Normal approximation
Earlier confidence intervals for parameters were based on point estimates that are approximately normally distributed.
Given an estimate of the standard error of the estimator, an approximate confidence interval can be obtained from the quantiles of the normal distribution. For example, an approximate 95% CI for a parameter \(\theta\) is
\[ \hat{\theta} - 1.96\; \se(\hat{\theta}) \;\;\lt\;\; \theta \;\;\lt\;\; \hat{\theta} + 1.96\; \se(\hat{\theta}) \]Poisson distribution example
The following table describes the number of heart attacks in a city in 10 weeks.

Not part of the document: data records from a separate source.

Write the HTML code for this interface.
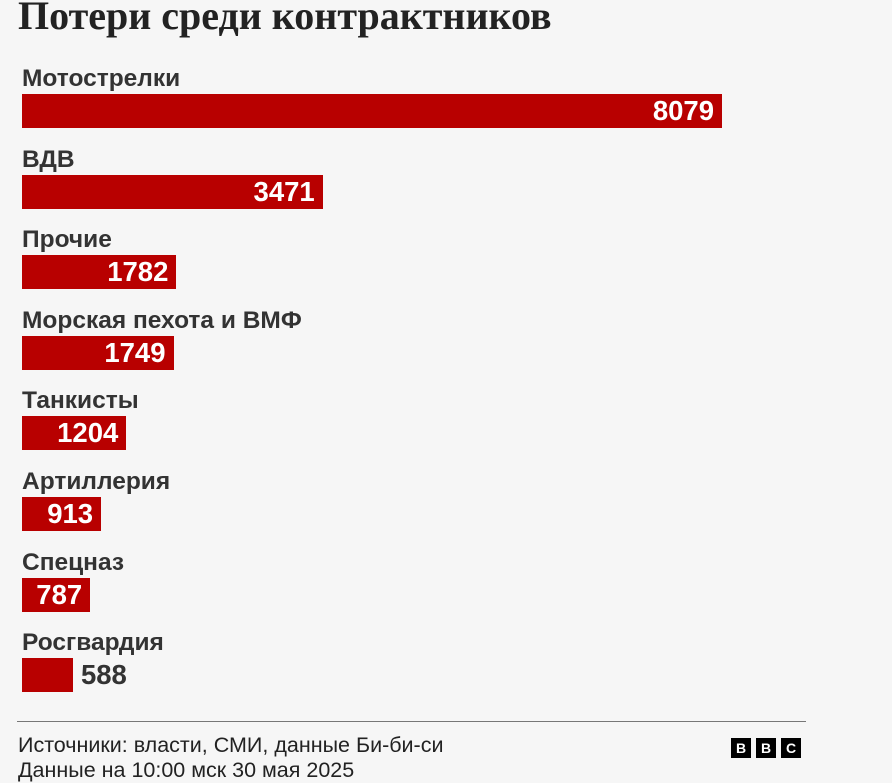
<!DOCTYPE html>
<html><head><meta charset="utf-8"><style>
body{margin:0;width:892px;height:783px;background:#f6f6f6;overflow:hidden;position:relative;font-family:"Liberation Sans",sans-serif;color:#222}
#title{position:absolute;left:18px;top:-8px;font-family:"Liberation Serif",serif;font-size:40px;font-weight:bold;color:#222;white-space:nowrap}
.lbl{position:absolute;left:22px;font-size:24.5px;font-weight:bold;color:#333;white-space:nowrap}
.bar{position:absolute;left:22px;height:34px;background:#b80000}
.val{position:absolute;font-size:27.5px;font-weight:bold;line-height:34px;white-space:nowrap}
#rule{position:absolute;left:17px;top:721px;width:789px;height:1px;background:#777}
.foot{position:absolute;left:18px;font-size:21.5px;color:#222;white-space:nowrap}
.b{position:absolute;top:738px;width:20px;height:20px;background:#000;color:#fff;font:bold 14px "Liberation Sans",sans-serif;text-align:center;line-height:20px}
</style></head><body>
<div id="title">Потери среди контрактников</div>
<div id="chart"></div>
<div id="rule"></div>
<div class="foot" style="top:733px">Источники: власти, СМИ, данные Би-би-си</div>
<div class="foot" style="top:758px">Данные на 10:00 мск 30 мая 2025</div>
<div class="b" style="left:731px">B</div>
<div class="b" style="left:756px">B</div>
<div class="b" style="left:781px">C</div>
<script>
const categories=["Мотострелки","ВДВ","Прочие","Морская пехота и ВМФ","Танкисты","Артиллерия","Спецназ","Росгвардия"];
const values=[8079,3471,1782,1749,1204,913,787,588];
const maxVal=8079,maxW=700,top0=94,step=80.6;
const x=v=>v/maxVal*maxW;
const c=document.getElementById('chart');
categories.forEach((cat,i)=>{
  const y=top0+i*step,w=x(values[i]);
  const l=document.createElement('div');l.className='lbl';l.textContent=cat;l.style.top=(y-29)+'px';
  
  
  c.appendChild(l);
  const b=document.createElement('div');b.className='bar';b.style.top=y+'px';b.style.width=w+'px';
  
  
  c.appendChild(b);
  const v=document.createElement('div');v.className='val';v.textContent=values[i];v.style.top=y+'px';
  
  
  c.appendChild(v);
  const tw=v.getBoundingClientRect().width;
  if(tw+12<w){v.style.left=(22+w-8-tw)+'px';v.style.color='#fff';}
  else{v.style.left=(22+w+8)+'px';v.style.color='#333';}
});
</script>
</body></html>
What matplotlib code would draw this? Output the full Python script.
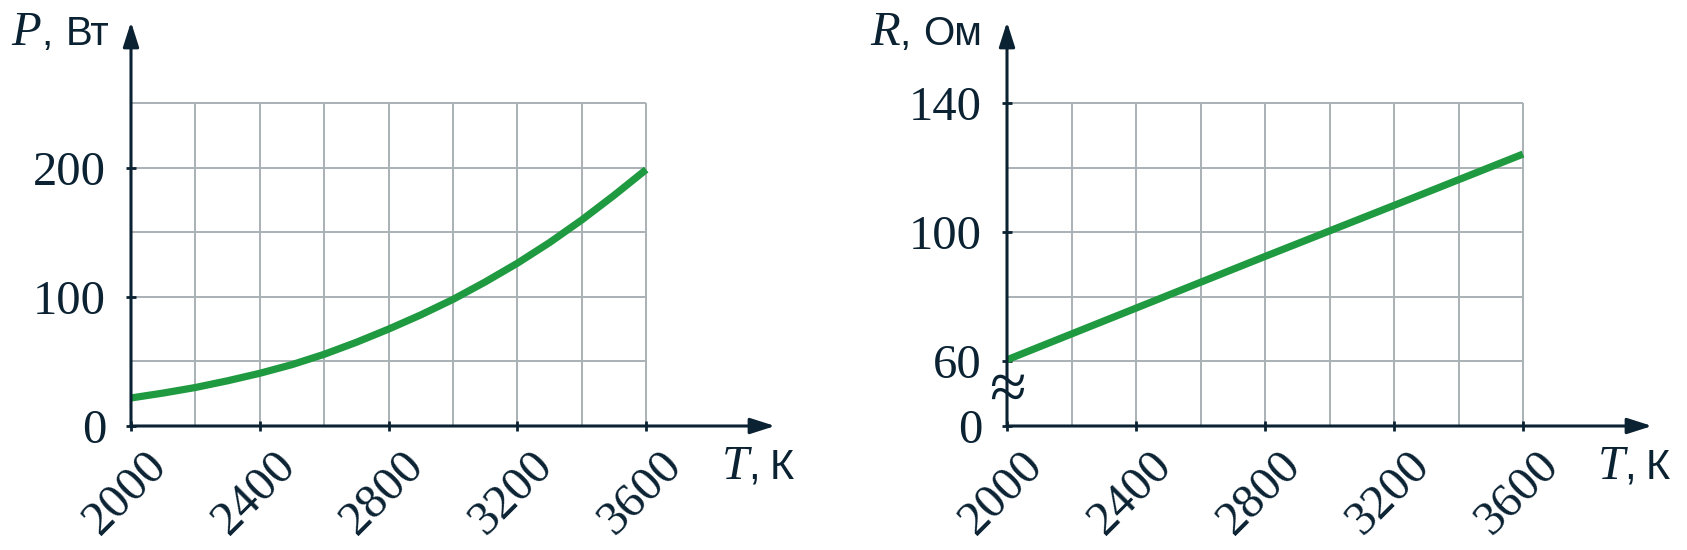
import matplotlib.pyplot as plt
from matplotlib import transforms

# data
T_grid = [2000, 2200, 2400, 2600, 2800, 3000, 3200, 3400, 3600]
T_ticks = [2000, 2400, 2800, 3200, 3600]
T_labels = ['2000', '2400', '2800', '3200', '3600']

P_T = [2000, 2100, 2200, 2300, 2400, 2500, 2600, 2700, 2800,
       2900, 3000, 3100, 3200, 3300, 3400, 3500, 3600]
P_vals = [21.7, 25.5, 29.8, 35, 40.8, 47.5, 55.5, 64.8, 75,
          86, 98, 111.5, 126, 142, 159.5, 178.5, 198.5]
P_grid = [50, 100, 150, 200, 250]
P_ticks = [0, 100, 200]
P_labels = ['0', '100', '200']

R_T = [2000, 2400, 2800, 3200, 3600]
R_vals = [60.5, 76.5, 92.5, 108.3, 124.2]
R_grid = [60, 80, 100, 120, 140]
R_ticks = [40, 60, 100, 140]        # 40 sits on the broken axis, shown as "0"
R_labels = ['0', '60', '100', '140']

W, H = 1687, 550
dark = '#0b2233'
gridc = '#a9b1b6'
green = '#1f9a40'
serif = 'Liberation Serif'
sans = 'Liberation Sans'

fig = plt.figure(figsize=(W / 100, H / 100), dpi=100)


def px_axes(x0, x1, ytop, ybot):
    return fig.add_axes([x0 / W, 1 - ybot / H, (x1 - x0) / W, (ybot - ytop) / H])


def panel(ax, ylo, yhi, ytop, xs, ys, ygrid, yticks, ylabels):
    ax.set_xlim(2000, 4000)
    ax.set_ylim(ylo, ytop)
    for s in ax.spines.values():
        s.set_visible(False)
    ax.vlines(T_grid[1:], ylo, yhi, color=gridc, lw=1.4, zorder=1)
    ax.hlines(ygrid, 2000, 3600, color=gridc, lw=1.4, zorder=1)
    ax.plot(xs, ys, color=green, lw=5.2, solid_capstyle='butt', zorder=3)
    arrow = dict(arrowstyle='-|>,head_length=0.75,head_width=0.24', mutation_scale=20,
                 lw=2.2, color=dark, shrinkA=0, shrinkB=0)
    ax.annotate('', xy=(4000, ylo), xytext=(2000, ylo), arrowprops=arrow, annotation_clip=False, zorder=4)
    ax.annotate('', xy=(2000, ytop), xytext=(2000, ylo), arrowprops=arrow, annotation_clip=False, zorder=4)
    ax.set_xticks(T_ticks)
    ax.set_yticks(yticks)
    ax.set_xticklabels([])
    ax.set_yticklabels([])
    ax.tick_params(direction='inout', length=7, width=2, color=dark)
    tx = transforms.offset_copy(ax.transData, fig, x=-9, y=-64, units='dots')
    for t, lab in zip(T_ticks, T_labels):
        ax.text(t, ylo, lab, transform=tx, rotation=45, rotation_mode='anchor',
                ha='center', va='center_baseline', fontsize=35, family=serif, color=dark)
    ty = transforms.offset_copy(ax.transData, fig, x=-25, y=0, units='dots')
    for v, lab in zip(yticks, ylabels):
        ax.text(2000, v, lab, transform=ty, ha='right', va='center_baseline',
                fontsize=35, family=serif, color=dark)


ax1 = px_axes(131, 775, 22, 426)
panel(ax1, 0, 250, 312.7, P_T, P_vals, P_grid, P_ticks, P_labels)

ax2 = px_axes(1007, 1652, 22, 426)
panel(ax2, 40, 140, 165.1, R_T, R_vals, R_grid, R_ticks, R_labels)
ax2.text(2000, 50.5, '≈', ha='center', va='center', fontsize=48, family=serif, color=dark, zorder=5)


def label(x, y, sym, xc, xu, unit, usize):
    fig.text(x / W, 1 - y / H, sym, fontsize=35, family=serif, style='italic', color=dark, va='baseline')
    fig.text(xc / W, 1 - y / H, ',', fontsize=usize, family=sans, color=dark, va='baseline')
    fig.text(xu / W, 1 - y / H, unit, fontsize=usize, family=sans, color=dark, va='baseline')


label(11, 45, 'P', 41, 66, 'Вт', 29)
label(870, 45, 'R', 899, 923, 'Ом', 29)
label(722, 479, 'T', 748, 770, 'К', 30)
label(1598, 479, 'T', 1624, 1646, 'К', 30)

fig.savefig('out.png', dpi=100)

Week | 1 | 2 | 3 | 4 | 5 | 6 | 7 | 8 | 9 | 10 |
---|---|---|---|---|---|---|---|---|---|---|
Count | 6 | 11 | 13 | 10 | 21 | 8 | 16 | 6 | 9 | 19 |
Assuming a constant rate of heart attacks per week, \(\lambda\), this can be modelled as a random sample from a \(\PoissonDistn(\lambda)\) distribution. The MLE of \(\lambda\) is
\[ \hat{\lambda} \;\;=\;\; \overline{x} \;\;=\;\; 11.9 \]Since the variance of the Poisson distribution is \(\lambda\), we can use the Central Limit Theorem to show that \(\hat \lambda\) is approximately normally distributed in large samples and has standard error
\[ \se(\hat{\lambda}) \;\;=\;\; \sqrt{\frac{\hat{\lambda}}{n}} \;\;=\;\; 1.091 \]This justifies using a normal approximation to find an approximate 95% confidence interval,
\[ \hat{\lambda} \pm 1.96\; \se(\hat{\lambda}) \;\;=\;\; 11.9 \pm 1.96 \times 1.091 \;\;=\;\; 9.76 \text{ to } 14.04 \]Maximum likelihood estimators
This can be used for all maximum likelihood estimators. In large samples, a parameter's MLE is approximately normally distributed with standard error,
\[ \se(\hat {\theta}) \;\;\approx\;\; \sqrt {- \frac 1 {\ell''(\hat {\theta})}} \]This leads to 95% confidence intervals of the form
\[ \hat{\theta} \pm 1.96 \sqrt {- \frac 1 {\ell''(\hat {\theta})}} \]The constant 1.96 can be replaced by other quantiles from the normal distribution to give other confidence levels. Confidence intervals that are found in this way are called Wald-type confidence intervals.